Model predictive control for optimal social distancing in a type SIR-switched model

TL;DR

This paper develops a model predictive control approach for social distancing in a switched SIR model, aiming to minimize epidemic size, social restriction duration, and healthcare overload, with simulations demonstrating its effectiveness.

Contribution

It introduces a switching nonlinear model predictive control strategy for optimizing social distancing measures in SIR models, balancing epidemic control and social-economic impacts.

Findings

The control strategy effectively reduces epidemic final size.

It minimizes social restriction duration.

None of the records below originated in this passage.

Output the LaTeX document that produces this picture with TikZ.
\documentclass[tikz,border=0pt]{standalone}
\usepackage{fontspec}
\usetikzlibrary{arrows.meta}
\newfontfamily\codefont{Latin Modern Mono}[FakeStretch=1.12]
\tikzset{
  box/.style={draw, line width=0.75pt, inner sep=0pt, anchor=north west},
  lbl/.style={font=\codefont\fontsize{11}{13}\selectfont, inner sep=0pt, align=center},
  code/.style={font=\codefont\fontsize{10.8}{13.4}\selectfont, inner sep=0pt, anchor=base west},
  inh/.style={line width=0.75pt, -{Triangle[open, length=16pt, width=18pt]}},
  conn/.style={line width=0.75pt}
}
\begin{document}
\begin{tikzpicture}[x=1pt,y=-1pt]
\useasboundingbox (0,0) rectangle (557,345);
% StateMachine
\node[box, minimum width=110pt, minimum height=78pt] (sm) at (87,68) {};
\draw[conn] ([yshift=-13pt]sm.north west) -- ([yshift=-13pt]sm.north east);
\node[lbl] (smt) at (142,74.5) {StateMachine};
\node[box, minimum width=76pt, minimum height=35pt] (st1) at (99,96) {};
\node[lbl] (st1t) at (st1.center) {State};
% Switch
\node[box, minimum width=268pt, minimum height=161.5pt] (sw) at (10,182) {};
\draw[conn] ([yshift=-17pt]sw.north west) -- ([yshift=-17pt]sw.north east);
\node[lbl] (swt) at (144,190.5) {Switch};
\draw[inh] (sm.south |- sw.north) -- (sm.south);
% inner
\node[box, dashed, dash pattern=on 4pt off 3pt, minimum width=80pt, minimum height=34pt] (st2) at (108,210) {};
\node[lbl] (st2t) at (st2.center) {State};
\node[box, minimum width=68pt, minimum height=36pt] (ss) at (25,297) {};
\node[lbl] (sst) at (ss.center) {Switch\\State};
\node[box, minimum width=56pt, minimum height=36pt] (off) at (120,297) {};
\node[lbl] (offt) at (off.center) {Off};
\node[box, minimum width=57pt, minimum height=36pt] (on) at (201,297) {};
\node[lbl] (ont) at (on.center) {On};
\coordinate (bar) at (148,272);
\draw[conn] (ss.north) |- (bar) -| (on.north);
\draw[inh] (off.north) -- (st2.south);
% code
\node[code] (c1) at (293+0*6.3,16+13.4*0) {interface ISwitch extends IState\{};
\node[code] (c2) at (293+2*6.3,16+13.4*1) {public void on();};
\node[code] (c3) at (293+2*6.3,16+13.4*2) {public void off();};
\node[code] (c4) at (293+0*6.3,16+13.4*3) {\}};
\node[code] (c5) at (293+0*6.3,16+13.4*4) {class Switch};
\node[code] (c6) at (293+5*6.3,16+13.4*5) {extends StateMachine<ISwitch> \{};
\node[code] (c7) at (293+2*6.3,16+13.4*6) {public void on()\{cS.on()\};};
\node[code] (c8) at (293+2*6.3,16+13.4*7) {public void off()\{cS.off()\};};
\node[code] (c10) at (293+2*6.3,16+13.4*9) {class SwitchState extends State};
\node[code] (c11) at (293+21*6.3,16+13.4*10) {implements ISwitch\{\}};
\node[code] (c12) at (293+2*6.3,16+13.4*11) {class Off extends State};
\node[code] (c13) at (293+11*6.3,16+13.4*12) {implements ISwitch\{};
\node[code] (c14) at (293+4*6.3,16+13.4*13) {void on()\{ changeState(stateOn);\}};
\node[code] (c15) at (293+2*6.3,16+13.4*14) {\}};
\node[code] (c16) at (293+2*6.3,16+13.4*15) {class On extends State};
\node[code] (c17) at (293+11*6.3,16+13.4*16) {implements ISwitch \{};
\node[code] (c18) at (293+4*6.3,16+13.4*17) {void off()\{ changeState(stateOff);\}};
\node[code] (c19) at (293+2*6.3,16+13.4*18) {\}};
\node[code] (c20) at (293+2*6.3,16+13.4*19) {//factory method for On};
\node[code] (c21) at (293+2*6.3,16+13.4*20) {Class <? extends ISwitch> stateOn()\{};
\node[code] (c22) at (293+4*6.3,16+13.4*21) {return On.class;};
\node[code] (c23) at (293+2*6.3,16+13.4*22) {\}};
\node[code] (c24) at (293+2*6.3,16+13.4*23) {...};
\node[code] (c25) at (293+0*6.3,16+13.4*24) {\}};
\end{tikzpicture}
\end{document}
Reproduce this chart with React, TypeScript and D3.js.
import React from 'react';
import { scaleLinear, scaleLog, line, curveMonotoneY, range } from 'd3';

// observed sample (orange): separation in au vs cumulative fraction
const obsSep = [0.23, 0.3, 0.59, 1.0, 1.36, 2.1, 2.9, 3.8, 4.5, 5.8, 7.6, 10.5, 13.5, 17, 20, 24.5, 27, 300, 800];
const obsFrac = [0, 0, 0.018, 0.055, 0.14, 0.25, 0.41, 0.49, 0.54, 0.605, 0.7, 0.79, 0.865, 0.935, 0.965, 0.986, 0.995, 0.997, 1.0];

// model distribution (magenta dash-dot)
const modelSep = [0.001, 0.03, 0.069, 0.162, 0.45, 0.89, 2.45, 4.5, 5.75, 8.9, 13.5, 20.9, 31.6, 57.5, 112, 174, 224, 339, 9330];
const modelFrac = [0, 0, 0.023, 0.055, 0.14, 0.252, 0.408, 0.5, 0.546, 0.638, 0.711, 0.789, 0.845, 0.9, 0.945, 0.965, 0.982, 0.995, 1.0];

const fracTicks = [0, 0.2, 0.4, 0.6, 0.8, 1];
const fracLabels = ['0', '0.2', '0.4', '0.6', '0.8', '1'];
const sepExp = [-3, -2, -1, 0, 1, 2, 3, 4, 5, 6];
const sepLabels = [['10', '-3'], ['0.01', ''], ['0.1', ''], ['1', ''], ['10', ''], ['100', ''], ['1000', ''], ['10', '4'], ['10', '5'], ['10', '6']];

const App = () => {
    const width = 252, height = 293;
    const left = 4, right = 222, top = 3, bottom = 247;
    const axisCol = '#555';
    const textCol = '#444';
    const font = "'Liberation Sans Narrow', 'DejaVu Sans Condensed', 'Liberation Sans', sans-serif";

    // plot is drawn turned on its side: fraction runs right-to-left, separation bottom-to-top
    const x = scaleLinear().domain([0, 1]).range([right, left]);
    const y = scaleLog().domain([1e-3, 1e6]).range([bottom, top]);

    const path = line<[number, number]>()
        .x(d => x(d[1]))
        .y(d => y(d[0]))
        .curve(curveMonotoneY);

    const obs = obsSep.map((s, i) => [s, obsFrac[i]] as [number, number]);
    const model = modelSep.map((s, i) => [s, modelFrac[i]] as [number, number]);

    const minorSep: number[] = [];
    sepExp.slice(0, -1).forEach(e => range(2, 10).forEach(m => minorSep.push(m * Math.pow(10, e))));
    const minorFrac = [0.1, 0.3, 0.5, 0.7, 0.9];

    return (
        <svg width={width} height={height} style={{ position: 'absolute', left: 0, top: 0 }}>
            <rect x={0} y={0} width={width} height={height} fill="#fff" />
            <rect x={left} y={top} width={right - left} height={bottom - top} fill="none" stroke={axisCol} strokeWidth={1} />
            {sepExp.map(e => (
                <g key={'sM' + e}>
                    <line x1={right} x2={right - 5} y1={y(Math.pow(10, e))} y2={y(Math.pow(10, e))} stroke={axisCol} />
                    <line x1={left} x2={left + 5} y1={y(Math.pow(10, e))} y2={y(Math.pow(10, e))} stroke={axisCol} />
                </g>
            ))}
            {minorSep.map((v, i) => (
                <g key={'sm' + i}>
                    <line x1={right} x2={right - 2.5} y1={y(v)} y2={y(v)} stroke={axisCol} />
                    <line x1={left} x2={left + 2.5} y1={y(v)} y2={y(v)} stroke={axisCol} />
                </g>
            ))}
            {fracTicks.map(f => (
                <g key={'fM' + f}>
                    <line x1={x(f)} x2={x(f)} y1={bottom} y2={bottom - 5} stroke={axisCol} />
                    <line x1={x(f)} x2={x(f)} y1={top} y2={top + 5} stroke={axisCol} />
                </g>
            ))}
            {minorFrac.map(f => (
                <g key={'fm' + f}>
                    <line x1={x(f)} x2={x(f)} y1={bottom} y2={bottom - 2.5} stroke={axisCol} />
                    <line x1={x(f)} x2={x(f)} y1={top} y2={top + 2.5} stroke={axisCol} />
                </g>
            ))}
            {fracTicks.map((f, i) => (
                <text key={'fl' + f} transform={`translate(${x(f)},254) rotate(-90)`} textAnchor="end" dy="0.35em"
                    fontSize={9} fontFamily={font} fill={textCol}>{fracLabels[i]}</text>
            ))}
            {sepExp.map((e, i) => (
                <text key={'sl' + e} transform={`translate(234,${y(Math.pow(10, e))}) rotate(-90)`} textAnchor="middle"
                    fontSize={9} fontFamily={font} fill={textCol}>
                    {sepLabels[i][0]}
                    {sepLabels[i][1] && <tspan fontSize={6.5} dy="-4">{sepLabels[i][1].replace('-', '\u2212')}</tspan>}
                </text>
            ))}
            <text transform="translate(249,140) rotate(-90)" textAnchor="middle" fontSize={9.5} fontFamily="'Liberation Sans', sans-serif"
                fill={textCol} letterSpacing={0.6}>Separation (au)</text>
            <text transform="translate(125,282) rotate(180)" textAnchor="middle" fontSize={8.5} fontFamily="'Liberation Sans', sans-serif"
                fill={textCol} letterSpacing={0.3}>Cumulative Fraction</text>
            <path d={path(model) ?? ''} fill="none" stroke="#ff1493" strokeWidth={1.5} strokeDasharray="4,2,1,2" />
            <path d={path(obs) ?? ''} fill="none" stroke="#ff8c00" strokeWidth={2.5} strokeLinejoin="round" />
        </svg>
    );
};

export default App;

It prevents healthcare system overload during outbreaks.

Abstract

Social distancing strategies have been adopted by governments to manage the COVID-19 pandemic, since the first outbreak began. However, further epidemic waves keep out the return of economic and social activities to their standard levels of intensity. Social distancing interventions based on control theory are needed to consider a formal dynamic characterization of the implemented SIR-type model to avoid unrealistic objectives and prevent further outbreaks. The objective of this work is twofold: to fully understand some dynamical aspects of SIR-type models under control actions (associated with second waves) and, based on it, to propose a switching non-linear model predictive control that optimize the non-pharmaceutical measures strategy. Opposite to other strategies, the objective here is not just to minimize the number of infected individuals at any time, but to minimize the final size of the epidemic while minimizing the time of social restrictions and avoiding the infected prevalence peak to overpass a maximum established by the healthcare system capacity. Simulations illustrate the benefits of the aforementioned proposal.